Ward Bell posted an interesting read “DDD is for CRUD Apps” over on the Entites Wiki. As Ward would say, he wrote the article on the Wiki for “a number of folks with contrasting degrees of affection for and animosity toward Entity Framework.” If you haven’t had your weekly dose of EF controversy I suggest you go over and have a read.

From my comments on the Wiki: I agree that DDD ‘Principles’ can be applied to a CRUD app using a data-first approach; we currently do this now with EF and have mixed success. There is a lot of value in being able to generate a domain model of an existing schema to get up and running quickly, especially if you are talking about a fairly common crud domain where the db design has been proven time and time again (order management?). Also, there are times when large modifications, such as adding a new module are made to a database, and again, code gen from the db can save time. It seems it gets you 80%.

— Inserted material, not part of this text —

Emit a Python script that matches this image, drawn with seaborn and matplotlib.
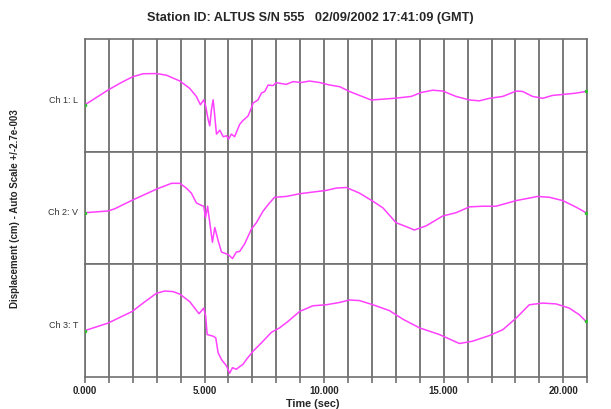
import matplotlib
matplotlib.use("Agg")
import matplotlib.pyplot as plt
import seaborn as sns
import pandas as pd

# Time axis (s) and displacement (units of 1e-3 cm) for each channel
t1 = [0, 0.97, 1.46, 1.98, 2.43, 2.99, 3.41, 3.97, 4.38, 4.66, 4.83, 4.97, 5.05, 5.15,
      5.22, 5.29, 5.36, 5.41, 5.50, 5.64, 5.78, 5.92, 6.01, 6.12, 6.26, 6.33, 6.47, 6.61,
      6.82, 6.96, 7.03, 7.24, 7.38, 7.52, 7.66, 7.86, 8.00, 8.42, 8.70, 9.05, 9.39, 9.81,
      10.23, 10.65, 11.06, 11.48, 11.97, 12.46, 13.01, 13.64, 14.06, 14.54, 14.96, 15.52,
      16.08, 16.49, 16.91, 17.47, 18.03, 18.30, 18.72, 19.14, 19.55, 20.11, 20.53, 20.95]
ch1 = [-0.45, 0.26, 0.58, 0.89, 1.04, 1.05, 0.97, 0.69, 0.34, -0.05, -0.45, -0.21, -0.52, -1.15,
       -1.46, -0.68, -0.21, -0.76, -1.86, -1.67, -1.98, -1.94, -2.10, -1.86, -1.98, -1.78, -1.39, -1.20,
       -0.99, -0.60, -0.37, -0.21, 0.11, 0.19, 0.50, 0.47, 0.61, 0.53, 0.66, 0.62, 0.69, 0.62,
       0.50, 0.42, 0.19, 0.00, -0.22, -0.18, -0.13, -0.05, 0.14, 0.25, 0.21, -0.05,
       -0.22, -0.26, -0.14, -0.05, 0.21, 0.19, -0.05, -0.14, 0.00, 0.06, 0.11, 0.19]

t2 = [0, 0.97, 1.25, 1.98, 2.99, 3.62, 3.97, 4.24, 4.45, 4.66, 4.87, 4.97, 5.04, 5.13,
      5.22, 5.33, 5.43, 5.57, 5.71, 5.99, 6.17, 6.33, 6.47, 6.68, 6.96, 7.17, 7.45, 7.72,
      7.93, 8.42, 8.98, 9.53, 10.09, 10.50, 10.93, 11.48, 12.04, 12.46, 13.01, 13.78, 14.27,
      14.96, 15.52, 16.08, 16.63, 17.19, 18.03, 18.93, 19.42, 19.98, 20.53, 20.95]
ch2 = [-0.23, -0.15, -0.04, 0.37, 0.90, 1.18, 1.18, 0.95, 0.71, 0.24, 0.12, 0.08, -0.47, 0.08,
       -0.71, -1.65, -0.94, -1.57, -2.12, -2.24, -2.43, -2.12, -2.09, -1.72, -1.02, -0.71, -0.15, 0.24,
       0.51, 0.55, 0.68, 0.76, 0.84, 0.95, 0.98, 0.71, 0.32, 0.00, -0.71, -1.06, -0.86,
       -0.39, -0.23, 0.05, 0.08, 0.08, 0.35, 0.55, 0.51, 0.35, 0.04, -0.23]

t3 = [0, 0.97, 1.98, 2.43, 2.99, 3.34, 3.69, 3.97, 4.38, 4.59, 4.77, 4.97, 5.05, 5.11,
      5.36, 5.47, 5.57, 5.71, 5.92, 6.05, 6.17, 6.33, 6.47, 6.61, 6.75, 7.03, 7.38, 7.80,
      8.14, 8.49, 8.98, 9.53, 10.09, 10.65, 11.06, 11.48, 12.04, 12.73, 13.29, 13.99, 14.82,
      15.66, 16.21, 16.91, 17.47, 18.03, 18.58, 19.14, 19.70, 20.25, 20.67, 20.95]
ch3 = [-0.49, -0.13, 0.43, 0.83, 1.30, 1.41, 1.38, 1.26, 0.90, 0.59, 0.32, 0.59, 0.19, -0.68,
       -0.76, -0.84, -1.56, -1.88, -2.19, -2.54, -2.27, -2.35, -2.22, -2.11, -1.88, -1.48, -1.08, -0.57,
       -0.36, -0.05, 0.43, 0.70, 0.75, 0.86, 0.98, 0.95, 0.75, 0.47, 0.06, -0.36, -0.68,
       -1.11, -1.00, -0.73, -0.45, 0.11, 0.75, 0.83, 0.79, 0.59, 0.27, -0.05]

channels = ["Ch 1: L", "Ch 2: V", "Ch 3: T"]
times = [t1, t2, t3]
values = [ch1, ch2, ch3]
x_ticks = [0, 5, 10, 15, 20]
x_tick_labels = ["0.000", "5.000", "10.000", "15.000", "20.000"]

scale = 2.7  # auto scale, +/-2.7e-003 cm

sns.set_style("white")
plt.rcParams["font.family"] = ["Liberation Sans", "DejaVu Sans"]

fig = plt.figure(figsize=(6.11, 4.10), dpi=100)
gs = fig.add_gridspec(3, 1, left=0.139, right=0.961, top=0.902, bottom=0.079, hspace=0)
grid_col = "#707070"
line_col = "#ff40ff"

axes = []
for i in range(3):
    ax = fig.add_subplot(gs[i, 0], sharex=axes[0] if axes else None)
    axes.append(ax)
    df = pd.DataFrame({"t": times[i], "v": values[i]})
    sns.lineplot(data=df, x="t", y="v", ax=ax, color=line_col, linewidth=1.1,
                 estimator=None, zorder=3)
    ax.plot([times[i][0], times[i][-1]], [values[i][0], values[i][-1]], "o",
            ms=1.6, color="#33bb33", zorder=4)
    ax.set_xlim(0, 21)
    ax.set_ylim(-scale, scale)
    ax.set_yticks([])
    ax.set_ylabel("")
    ax.set_xlabel("")
    ax.set_xticks(range(0, 22), minor=True)
    ax.set_xticks(x_ticks)
    ax.grid(True, axis="x", which="both", color=grid_col, linewidth=1.3, zorder=1)
    ax.set_axisbelow(True)
    for s in ax.spines.values():
        s.set_color(grid_col)
        s.set_linewidth(1.2)
        s.set_visible(True)
    ax.text(-0.013, 0.465, channels[i], transform=ax.transAxes, ha="right", va="center",
            fontsize=6.5, color="#333333")
    if i < 2:
        ax.tick_params(axis="x", which="both", bottom=False, labelbottom=False)

axb = axes[-1]
axb.set_xticklabels(x_tick_labels)
axb.tick_params(axis="x", which="both", bottom=True, length=4, color=grid_col,
                labelsize=7, pad=2, width=1.2)
for lab in axb.get_xticklabels():
    lab.set_fontweight("bold")

fig.text(0.508, 0.956, "Station ID: ALTUS S/N 555   02/09/2002 17:41:09 (GMT)",
         ha="center", va="center", fontsize=9.2, fontweight="bold")
fig.text(0.512, 0.0075, "Time (sec)", ha="center", va="baseline", fontsize=7.8,
         fontweight="bold")
fig.text(0.025, 0.49, "Displacement (cm) - Auto Scale +/-2.7e-003", rotation=90,
         ha="center", va="center", fontsize=7, fontweight="bold")

fig.savefig("out.png", dpi=100)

However for me, the last 20% is the most painful. The feedback cycle when working with the database can be expensive when flushing out the exact specification of the domain model during behavior driven testing. This gets magnified when working with large team’s across multiple environments, dealing with change scripts, db source control, test data etc. Refactoring becomes very expensive and hard on the team… “Whoops, adding those 3 columns and changing that db relation from table x to table y was a bad idea” Working with objects first in this scenario is so much easier to find the ‘true acceptance criteria’.

In a perfect world I want to be both a data-firster and an object-firster, depending on the situation. I think EF can work here, where I can use the code gen to update the schema portion of the model, and then map to existing c-space properties which I have tested prior to s-generation. You can currently do this with EF the first time through, but once you start mapping to the s-side involving existing associations, the super quantum theory AI validator kicks in and starts trying to overprotect you from making mistakes and breaking the mapping. I think turning this validation off and allowing EF to fail gracefully on bad mapping would go along way, without necessarily needing a full-blown POCO implementation to make an object-firster happy.

For me its not the persistence noise in my model classes that irritates me, its the style of development that gets enforced by mandating the schema must be updated first, every time, before I can even work with or extend the behavior of my model.